From the squares and dashes of the early '50s to the use of [pi] as a generator of patterns that occupies Morellet today, the artist's own sequence has in fact brought forth new systems aplenty. After variations on the square, the right angle, and parallelism came a period of superimposed frameworks (well represented here by works of various sizes, techniques, and materials--wire mesh, paint, and adhesive tape, among others). The introduction of chance as artistic method followed, with canvases showing 40,000 small squares painted according to a pattern determined by numbers chosen randomly from the telephone book (the decisive factor being whether a number was odd or even). From these meticulous silk screen prints, modest in size (about thirty-one inches square), we passed--almost completely ignoring, as this anthology requires, the period of Morellet's participation in GRAV, the visual--art research group whose notable members included Julio Le Parc and Yvaral--directly to the '70s and to several other sets of works, where the artist's systems appear increasingly deranged by an undisguised taste for a kind of humor with roots in Alphonse Allais or Alfred Jarry. White or neon (which Morellet began using in 1963) dominates most of these often large-scale works, whose rules of execution are at times frankly a bit wacky.
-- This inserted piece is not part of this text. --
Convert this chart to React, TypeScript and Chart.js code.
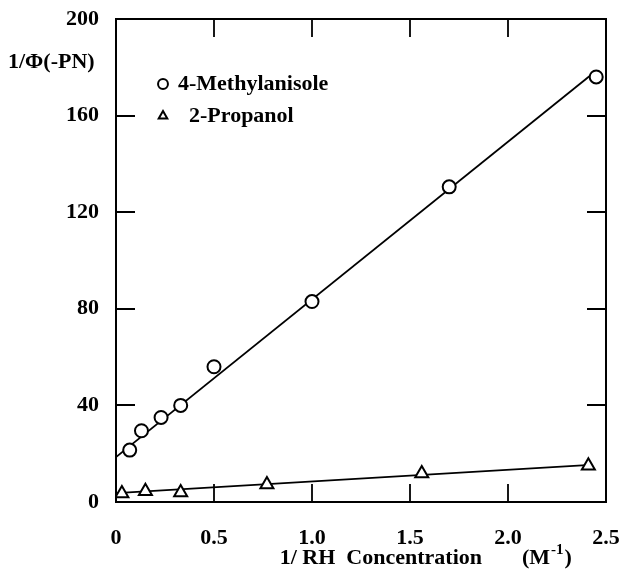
import { useEffect, useRef } from "react";
import { Chart, registerables } from "chart.js";

Chart.register(...registerables);

// Measured series: 1/Φ(-PN) against 1/[RH]
const methylX = [0.07, 0.13, 0.23, 0.33, 0.5, 1.0, 1.7, 2.45];
const methylY = [21.5, 29.5, 35, 40, 56, 83, 130.5, 176];
const propX = [0.03, 0.15, 0.33, 0.77, 1.56, 2.41];
const propY = [3.5, 4.5, 3.9, 7.2, 11.8, 15];

// Least-squares lines (end points)
const methylFitX = [0, 2.42];
const methylFitY = [18.6, 176.6];
const propFitX = [0, 2.4];
const propFitY = [3.7, 15.3];

const xTicks = [0, 0.5, 1.0, 1.5, 2.0, 2.5];
const yTicks = [0, 40, 80, 120, 160, 200];
const seriesNames = ["4-Methylanisole", "  2-Propanol"];
const yTitle = "1/\u03A6(-PN)";
const xTitle = "1/ RH  Concentration";
const xUnit = ["(M", "-1", ")"];

const FAMILY = '"Liberation Serif", "Times New Roman", serif';
const FONT_SIZE = 22;
const WEIGHT = "bold";
const W = 622;
const H = 575;

const framePlugin = {
  id: "frame",
  afterLayout(chart: any) {
    // legend sits inside the plot, below the caption of the vertical axis
    const lg = chart.legend;
    if (lg) {
      lg.left += 33;
      lg.right += 33;
      lg.top += 63;
      lg.bottom += 63;
    }
  },
  beforeDatasetsDraw(chart: any) {
    const { ctx, chartArea: a, scales } = chart;
    ctx.save();
    ctx.strokeStyle = "#000";
    ctx.lineWidth = 2;
    ctx.strokeRect(a.left, a.top, a.right - a.left, a.bottom - a.top);
    ctx.lineWidth = 1.8;
    ctx.beginPath();
    const sx = scales.x;
    for (const t of sx.ticks) {
      if (t.value <= sx.min || t.value >= sx.max) continue;
      const px = Math.round(sx.getPixelForValue(t.value));
      ctx.moveTo(px, a.bottom);
      ctx.lineTo(px, a.bottom - 18);
      ctx.moveTo(px, a.top);
      ctx.lineTo(px, a.top + 18);
    }
    const sy = scales.y;
    for (const t of sy.ticks) {
      if (t.value <= sy.min || t.value >= sy.max) continue;
      const py = Math.round(sy.getPixelForValue(t.value));
      ctx.moveTo(a.left, py);
      ctx.lineTo(a.left + 19, py);
      ctx.moveTo(a.right, py);
      ctx.lineTo(a.right - 19, py);
    }
    ctx.stroke();
    ctx.restore();
  },
  afterDraw(chart: any) {
    const { ctx, chartArea: a } = chart;
    ctx.save();
    ctx.fillStyle = "#000";
    ctx.textBaseline = "middle";
    ctx.font = `${WEIGHT} ${FONT_SIZE}px ${FAMILY}`;
    // vertical-axis caption, written horizontally at the upper left
    ctx.textAlign = "left";
    ctx.fillText(yTitle, a.left - 108, a.top + 43);
    // horizontal-axis caption with unit and superscript
    const ty = a.bottom + 56;
    ctx.textAlign = "right";
    ctx.fillText(xTitle, a.left + 366, ty);
    ctx.textAlign = "left";
    let x = a.left + 406;
    ctx.fillText(xUnit[0], x, ty);
    x += ctx.measureText(xUnit[0]).width + 1;
    ctx.font = `${WEIGHT} 15px ${FAMILY}`;
    ctx.fillText(xUnit[1], x, ty - 8);
    x += ctx.measureText(xUnit[1]).width + 1;
    ctx.font = `${WEIGHT} ${FONT_SIZE}px ${FAMILY}`;
    ctx.fillText(xUnit[2], x, ty);
    ctx.restore();
  },
};

export default function App() {
  const ref = useRef<HTMLCanvasElement | null>(null);

  useEffect(() => {
    if (!ref.current) return;
    const font = { family: FAMILY, size: FONT_SIZE, weight: WEIGHT };
    const chart = new Chart(ref.current, {
      type: "scatter",
      data: {
        datasets: [
          {
            label: seriesNames[0],
            data: methylX.map((x, i) => ({ x, y: methylY[i] })),
            pointStyle: "circle",
            pointRadius: 6.5,
            pointBorderWidth: 2,
            borderWidth: 2,
            borderColor: "#000",
            backgroundColor: "#fff",
            order: 0,
          },
          {
            label: seriesNames[1],
            data: propX.map((x, i) => ({ x, y: propY[i] })),
            pointStyle: "triangle",
            pointRadius: 7.5,
            pointBorderWidth: 2,
            borderWidth: 2,
            borderColor: "#000",
            backgroundColor: "#fff",
            order: 1,
          },
          {
            label: "fit-methyl",
            data: methylFitX.map((x, i) => ({ x, y: methylFitY[i] })),
            showLine: true,
            pointRadius: 0,
            borderColor: "#000",
            borderWidth: 1.8,
            order: 2,
          },
          {
            label: "fit-prop",
            data: propFitX.map((x, i) => ({ x, y: propFitY[i] })),
            showLine: true,
            pointRadius: 0,
            borderColor: "#000",
            borderWidth: 1.8,
            order: 3,
          },
        ],
      },
      options: {
        animation: false,
        responsive: false,
        devicePixelRatio: 1,
        layout: { padding: { left: 0, top: 19, right: 16, bottom: 0 } },
        plugins: {
          tooltip: { enabled: false },
          legend: {
            position: "chartArea",
            align: "start",
            labels: {
              usePointStyle: true,
              boxWidth: 8,
              boxHeight: 7,
              padding: 10,
              color: "#000",
              font,
              filter: (item: any) => item.datasetIndex < 2,
            },
          },
        },
        scales: {
          x: {
            type: "linear",
            min: 0,
            max: 2.5,
            grid: { display: false },
            border: { display: false },
            ticks: {
              padding: 15,
              color: "#000",
              font,
              autoSkip: false,
              maxRotation: 0,
              callback: (v: any) => (Number(v) === 0 ? "0" : Number(v).toFixed(1)),
            },
            afterBuildTicks: (s: any) => {
              s.ticks = xTicks.map((value) => ({ value }));
            },
            afterFit: (s: any) => {
              s.height = 73;
              s.paddingLeft = 0;
              s.paddingRight = 0;
            },
          },
          y: {
            type: "linear",
            min: 0,
            max: 200,
            grid: { display: false },
            border: { display: false },
            ticks: {
              padding: 9,
              color: "#000",
              font,
              autoSkip: false,
              callback: (v: any) => String(v),
            },
            afterBuildTicks: (s: any) => {
              s.ticks = yTicks.map((value) => ({ value }));
            },
            afterFit: (s: any) => {
              s.width = 116;
              s.paddingTop = 0;
              s.paddingBottom = 0;
            },
          },
        },
      },
      plugins: [framePlugin],
    } as any);
    return () => chart.destroy();
  }, []);

  return (
    <div style={{ position: "absolute", left: 0, top: 0, width: W, height: H }}>
      <canvas ref={ref} width={W} height={H} style={{ display: "block" }} />
    </div>
  );
}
Thus, the aesthetic force behind the wall-size display of the fifteen white canvases that constitute Delacroix defigure (La Mort de Sardanapale) (Delacroix disfigured [Death of Sardanapalus]), 1989, results from a principle as ironic as it is simple: Where each face appears in a famous painting, the artist hung a white canvas known as Figure--literally, "face"--which was traditionally used for portraits and whose dimensions could vary but not its proportions. Morellet chose the sizes of his Figures to match the faces in Delacroix's work, thus conserving its original measurements.